--- START OF WORKING DATA ---

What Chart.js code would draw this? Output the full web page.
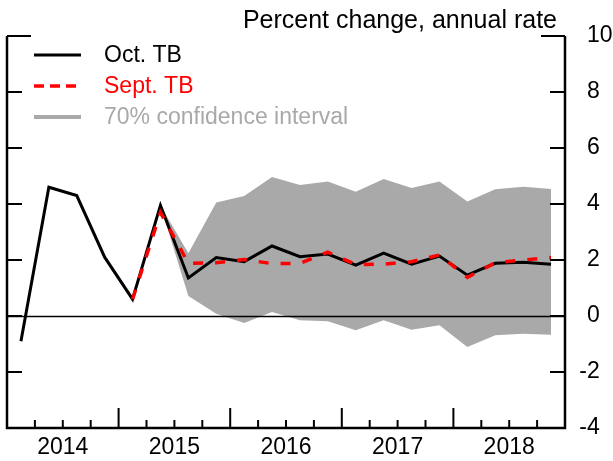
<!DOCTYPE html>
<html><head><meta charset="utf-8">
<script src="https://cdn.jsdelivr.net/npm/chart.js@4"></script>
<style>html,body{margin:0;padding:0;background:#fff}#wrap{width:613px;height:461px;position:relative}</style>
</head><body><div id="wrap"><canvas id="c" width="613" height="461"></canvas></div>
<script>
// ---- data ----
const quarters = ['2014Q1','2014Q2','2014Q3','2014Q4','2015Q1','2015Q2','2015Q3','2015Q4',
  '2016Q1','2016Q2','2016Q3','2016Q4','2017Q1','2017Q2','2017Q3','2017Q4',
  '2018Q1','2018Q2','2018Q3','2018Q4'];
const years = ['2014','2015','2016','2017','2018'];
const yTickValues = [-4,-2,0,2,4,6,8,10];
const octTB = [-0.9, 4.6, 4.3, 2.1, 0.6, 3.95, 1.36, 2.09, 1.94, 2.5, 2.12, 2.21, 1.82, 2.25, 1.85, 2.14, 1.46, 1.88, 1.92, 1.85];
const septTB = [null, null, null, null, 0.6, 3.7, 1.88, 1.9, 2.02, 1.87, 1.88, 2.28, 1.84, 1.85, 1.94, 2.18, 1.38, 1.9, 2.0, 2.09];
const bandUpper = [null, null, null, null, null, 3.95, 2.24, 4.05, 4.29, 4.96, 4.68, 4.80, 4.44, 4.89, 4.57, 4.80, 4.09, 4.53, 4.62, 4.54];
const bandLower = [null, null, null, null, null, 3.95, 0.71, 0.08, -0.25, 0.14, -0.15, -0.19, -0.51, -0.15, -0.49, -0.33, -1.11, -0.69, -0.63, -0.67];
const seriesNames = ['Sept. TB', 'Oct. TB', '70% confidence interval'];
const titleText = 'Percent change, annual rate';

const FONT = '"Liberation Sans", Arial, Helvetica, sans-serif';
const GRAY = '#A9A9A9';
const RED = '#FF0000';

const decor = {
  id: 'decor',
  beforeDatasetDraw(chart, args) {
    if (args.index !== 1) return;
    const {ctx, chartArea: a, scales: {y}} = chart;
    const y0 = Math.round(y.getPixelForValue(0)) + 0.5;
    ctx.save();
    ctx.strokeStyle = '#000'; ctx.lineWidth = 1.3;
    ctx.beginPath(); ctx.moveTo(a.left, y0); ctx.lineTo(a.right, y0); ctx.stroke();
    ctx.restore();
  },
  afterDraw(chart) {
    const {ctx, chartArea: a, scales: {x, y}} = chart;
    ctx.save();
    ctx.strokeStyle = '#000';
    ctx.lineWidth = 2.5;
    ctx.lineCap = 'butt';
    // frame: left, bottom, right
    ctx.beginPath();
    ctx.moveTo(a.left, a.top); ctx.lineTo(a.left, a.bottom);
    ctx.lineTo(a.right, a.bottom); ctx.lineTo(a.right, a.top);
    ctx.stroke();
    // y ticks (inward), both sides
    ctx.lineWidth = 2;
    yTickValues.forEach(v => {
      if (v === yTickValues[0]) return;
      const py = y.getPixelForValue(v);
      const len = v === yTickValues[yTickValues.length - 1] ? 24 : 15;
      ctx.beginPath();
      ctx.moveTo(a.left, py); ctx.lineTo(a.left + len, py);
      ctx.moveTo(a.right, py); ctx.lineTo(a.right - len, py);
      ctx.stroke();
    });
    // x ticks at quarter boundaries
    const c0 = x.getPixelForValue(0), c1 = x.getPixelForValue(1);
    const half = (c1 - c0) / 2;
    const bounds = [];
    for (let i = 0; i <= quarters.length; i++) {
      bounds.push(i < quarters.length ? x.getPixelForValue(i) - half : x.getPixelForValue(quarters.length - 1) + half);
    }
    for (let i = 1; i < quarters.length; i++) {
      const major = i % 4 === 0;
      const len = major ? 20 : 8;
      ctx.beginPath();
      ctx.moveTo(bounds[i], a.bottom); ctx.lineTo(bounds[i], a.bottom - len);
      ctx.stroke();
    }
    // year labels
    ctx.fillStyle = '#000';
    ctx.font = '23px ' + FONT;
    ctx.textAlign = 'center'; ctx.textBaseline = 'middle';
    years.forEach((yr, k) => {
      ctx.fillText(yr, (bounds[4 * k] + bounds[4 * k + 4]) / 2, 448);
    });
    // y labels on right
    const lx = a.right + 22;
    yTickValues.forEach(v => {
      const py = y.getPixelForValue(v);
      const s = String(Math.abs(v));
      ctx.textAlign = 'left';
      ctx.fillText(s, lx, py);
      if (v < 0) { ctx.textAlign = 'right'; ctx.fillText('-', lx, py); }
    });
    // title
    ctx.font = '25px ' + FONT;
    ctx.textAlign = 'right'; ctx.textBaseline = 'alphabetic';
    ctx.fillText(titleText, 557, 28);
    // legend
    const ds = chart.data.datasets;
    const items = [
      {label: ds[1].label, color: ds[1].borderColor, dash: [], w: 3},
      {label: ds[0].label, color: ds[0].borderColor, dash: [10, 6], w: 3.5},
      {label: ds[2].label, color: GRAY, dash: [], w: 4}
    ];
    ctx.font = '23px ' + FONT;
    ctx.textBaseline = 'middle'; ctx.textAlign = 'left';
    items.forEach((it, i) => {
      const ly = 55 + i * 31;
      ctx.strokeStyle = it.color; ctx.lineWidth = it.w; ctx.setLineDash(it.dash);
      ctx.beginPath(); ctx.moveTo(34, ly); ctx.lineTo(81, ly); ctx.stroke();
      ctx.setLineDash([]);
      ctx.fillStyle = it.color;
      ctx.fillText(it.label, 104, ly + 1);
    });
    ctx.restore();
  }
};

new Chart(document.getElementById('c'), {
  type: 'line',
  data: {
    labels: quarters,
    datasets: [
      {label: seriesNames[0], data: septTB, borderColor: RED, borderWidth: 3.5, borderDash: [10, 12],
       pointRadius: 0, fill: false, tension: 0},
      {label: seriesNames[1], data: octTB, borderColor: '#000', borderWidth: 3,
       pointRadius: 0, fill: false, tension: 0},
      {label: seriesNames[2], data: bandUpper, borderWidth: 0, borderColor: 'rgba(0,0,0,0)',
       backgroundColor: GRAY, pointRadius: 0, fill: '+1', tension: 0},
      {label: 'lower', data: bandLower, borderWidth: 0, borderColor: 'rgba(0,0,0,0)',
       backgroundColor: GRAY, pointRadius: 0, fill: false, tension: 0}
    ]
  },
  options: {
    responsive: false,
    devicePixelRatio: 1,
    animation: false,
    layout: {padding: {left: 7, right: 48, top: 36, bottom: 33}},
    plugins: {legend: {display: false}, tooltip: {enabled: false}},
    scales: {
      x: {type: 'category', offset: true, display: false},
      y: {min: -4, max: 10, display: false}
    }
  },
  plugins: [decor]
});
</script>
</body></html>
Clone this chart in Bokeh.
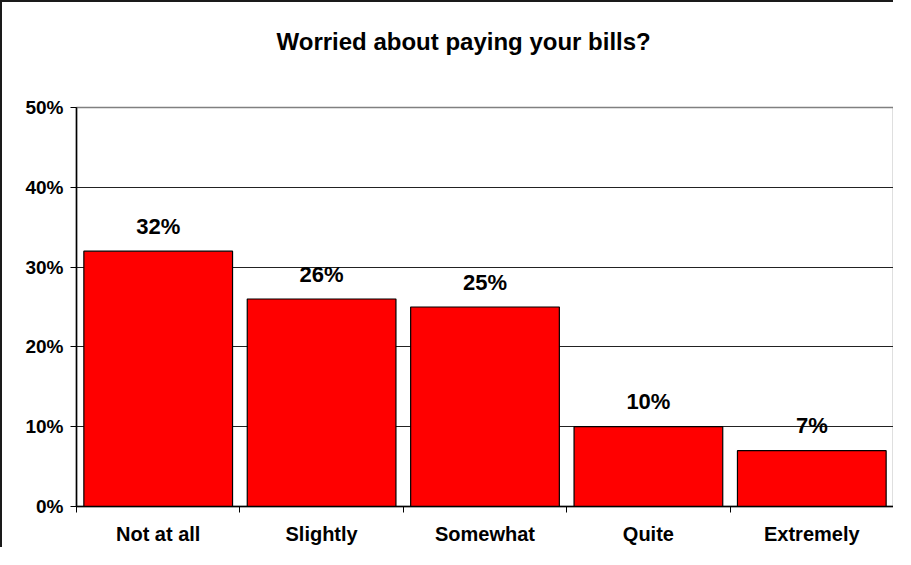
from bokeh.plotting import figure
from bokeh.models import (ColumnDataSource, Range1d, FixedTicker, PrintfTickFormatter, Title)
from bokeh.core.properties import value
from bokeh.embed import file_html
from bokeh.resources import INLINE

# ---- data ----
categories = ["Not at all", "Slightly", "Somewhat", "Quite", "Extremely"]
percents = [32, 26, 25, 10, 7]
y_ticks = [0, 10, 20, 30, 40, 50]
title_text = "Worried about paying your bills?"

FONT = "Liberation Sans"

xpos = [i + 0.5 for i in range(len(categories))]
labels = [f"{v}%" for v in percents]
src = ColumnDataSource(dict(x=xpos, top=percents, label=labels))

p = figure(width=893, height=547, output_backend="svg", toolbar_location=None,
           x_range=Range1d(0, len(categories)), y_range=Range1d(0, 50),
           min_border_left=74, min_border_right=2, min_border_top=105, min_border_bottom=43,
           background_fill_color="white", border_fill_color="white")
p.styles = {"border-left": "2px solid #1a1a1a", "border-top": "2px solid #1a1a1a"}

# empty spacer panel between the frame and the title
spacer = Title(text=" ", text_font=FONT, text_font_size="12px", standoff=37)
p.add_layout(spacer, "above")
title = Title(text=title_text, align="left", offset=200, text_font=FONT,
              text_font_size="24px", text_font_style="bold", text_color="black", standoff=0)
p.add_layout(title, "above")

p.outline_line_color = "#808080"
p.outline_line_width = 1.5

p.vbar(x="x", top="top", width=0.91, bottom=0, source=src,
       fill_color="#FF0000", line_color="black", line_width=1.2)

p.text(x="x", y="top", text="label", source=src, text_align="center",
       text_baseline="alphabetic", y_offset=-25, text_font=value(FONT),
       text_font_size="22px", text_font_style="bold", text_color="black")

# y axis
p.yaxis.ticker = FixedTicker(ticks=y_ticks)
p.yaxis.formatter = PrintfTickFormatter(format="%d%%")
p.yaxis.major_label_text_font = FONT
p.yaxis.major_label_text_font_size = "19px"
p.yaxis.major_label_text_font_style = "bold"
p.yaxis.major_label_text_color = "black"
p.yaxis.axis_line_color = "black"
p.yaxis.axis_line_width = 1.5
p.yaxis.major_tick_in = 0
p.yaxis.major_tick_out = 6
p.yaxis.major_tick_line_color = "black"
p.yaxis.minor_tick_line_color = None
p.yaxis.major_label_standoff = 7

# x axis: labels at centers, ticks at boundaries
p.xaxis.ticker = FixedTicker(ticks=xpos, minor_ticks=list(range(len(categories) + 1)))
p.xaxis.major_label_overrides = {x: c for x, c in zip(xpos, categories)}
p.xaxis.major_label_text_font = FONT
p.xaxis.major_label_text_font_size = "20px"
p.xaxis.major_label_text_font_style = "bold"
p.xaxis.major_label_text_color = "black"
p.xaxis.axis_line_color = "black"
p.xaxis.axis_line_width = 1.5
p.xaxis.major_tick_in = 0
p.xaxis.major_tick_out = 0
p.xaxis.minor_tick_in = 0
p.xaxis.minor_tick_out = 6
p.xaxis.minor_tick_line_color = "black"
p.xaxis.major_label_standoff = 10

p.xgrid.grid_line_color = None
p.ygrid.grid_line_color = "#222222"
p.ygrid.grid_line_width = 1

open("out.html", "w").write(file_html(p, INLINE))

--- END OF WORKING DATA ---

▶ **STATED GOAL**
Without the pictures, write out exactly the lines from the one that has "Clone this chart in Bokeh." down to the one that has "p.outline_line_width = 1.5", both included.

▶ **RESPONSE TO THE EXERCISE**
Clone this chart in Bokeh.
from bokeh.plotting import figure
from bokeh.models import (ColumnDataSource, Range1d, FixedTicker, PrintfTickFormatter, Title)
from bokeh.core.properties import value
from bokeh.embed import file_html
from bokeh.resources import INLINE

# ---- data ----
categories = ["Not at all", "Slightly", "Somewhat", "Quite", "Extremely"]
percents = [32, 26, 25, 10, 7]
y_ticks = [0, 10, 20, 30, 40, 50]
title_text = "Worried about paying your bills?"

FONT = "Liberation Sans"

xpos = [i + 0.5 for i in range(len(categories))]
labels = [f"{v}%" for v in percents]
src = ColumnDataSource(dict(x=xpos, top=percents, label=labels))

p = figure(width=893, height=547, output_backend="svg", toolbar_location=None,
           x_range=Range1d(0, len(categories)), y_range=Range1d(0, 50),
           min_border_left=74, min_border_right=2, min_border_top=105, min_border_bottom=43,
           background_fill_color="white", border_fill_color="white")
p.styles = {"border-left": "2px solid #1a1a1a", "border-top": "2px solid #1a1a1a"}

# empty spacer panel between the frame and the title
spacer = Title(text=" ", text_font=FONT, text_font_size="12px", standoff=37)
p.add_layout(spacer, "above")
title = Title(text=title_text, align="left", offset=200, text_font=FONT,
              text_font_size="24px", text_font_style="bold", text_color="black", standoff=0)
p.add_layout(title, "above")

p.outline_line_color = "#808080"
p.outline_line_width = 1.5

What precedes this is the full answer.